Wiring harnesses of the prior art are susceptible to becoming dislodged from their housing areas as a result of vibration or temperature changes. When wiring harnesses become dislodged, or if wiring harnesses sit loosely in their housing areas, the wires are prone to chafing which can ultimately lead to short circuits and even to wire breakage which creates an open circuit. As a result of chafing over time, the wires can become damaged and cause damage to any attached or nearby electrical devices. Prior art wiring harnesses are also costly to manufacture because multiple wiring harness molds are required to accommodate various wire arrangements and wire sizes.
The conventional procedures used in manufacturing connector plugs through which multiple wires pass are limited to geometric configurations which will allow for them to be manufactured by overmolding. More specifically, all of the wires passing through such conventional connector plugs must be aligned in the relatively straight row to allow for removal from the mold. This necessitates that the connector plug must be long enough in a given direction to allow for all of the wires to be aligned in that direction. This can put undesired limitations on the geometry of conventional connector plugs. This can be problematic in current applications in which it is necessary for dozens of wires to pass through a connector plug in a wiring harness. Accordingly, there is a need for a wiring harness having a connector plug therein which offers increased flexibility, higher reliability, better durability, and which can be manufactured in a more cost effective manner.
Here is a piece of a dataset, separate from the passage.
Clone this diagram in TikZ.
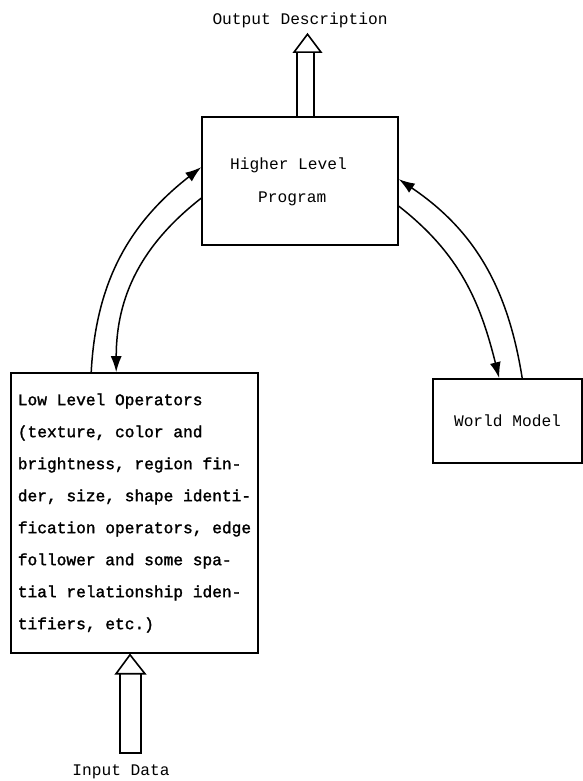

FIG. 1A, FIG. 1B, FIG. 2 and FIG. 3 depict wiring harnesses and their application in an automotive tail lamp assembly of the prior art. FIG. 1A is an exploded view showing the bulkhead 50 and an array of wires 51, a gasket 52, and a turnably tightenable plug 53 which is adapted for attachment to a hole 54 in the bulkhead 50. FIG. 1B illustrates the structure as assembled showing the array of wires 51 passing through the bulkhead 50 through the turnably tightenable plug 53. FIG. 2 depicts an automotive tail lamp assembly 55 which includes a wiring harness 56 with wires 51 which extend through the bulkhead 50 of the lamp assembly 55 into the internal cavity 57 thereof. As can be seen, the wires 51 pass from a connector 58 and they extend through the turnably tightenable plug 53 and ultimately extend to a lighting array 59 including a plurality of lights 60 such as incandescent lights, fluorescent lights, light emitting diodes (LEDs) or the like. This prior art design has the inherent problem associated with the turnably tightenable plug irreversibly engaging into the bulkhead which means it can fail to provide adequate sealing due to improper installation during assembly or loosening by vibration or other external factors over time. During assembly, the turnably tightenable plug must be pushed into the hole in the bulkhead with sufficient force against a gasket to provide for proper engagement to allow for the turnably tightenable plug to be rotated into a secure position. However, such conventional turnably tightenable plugs of the prior art do not typically lock into position to provide a reliable and permanent seal.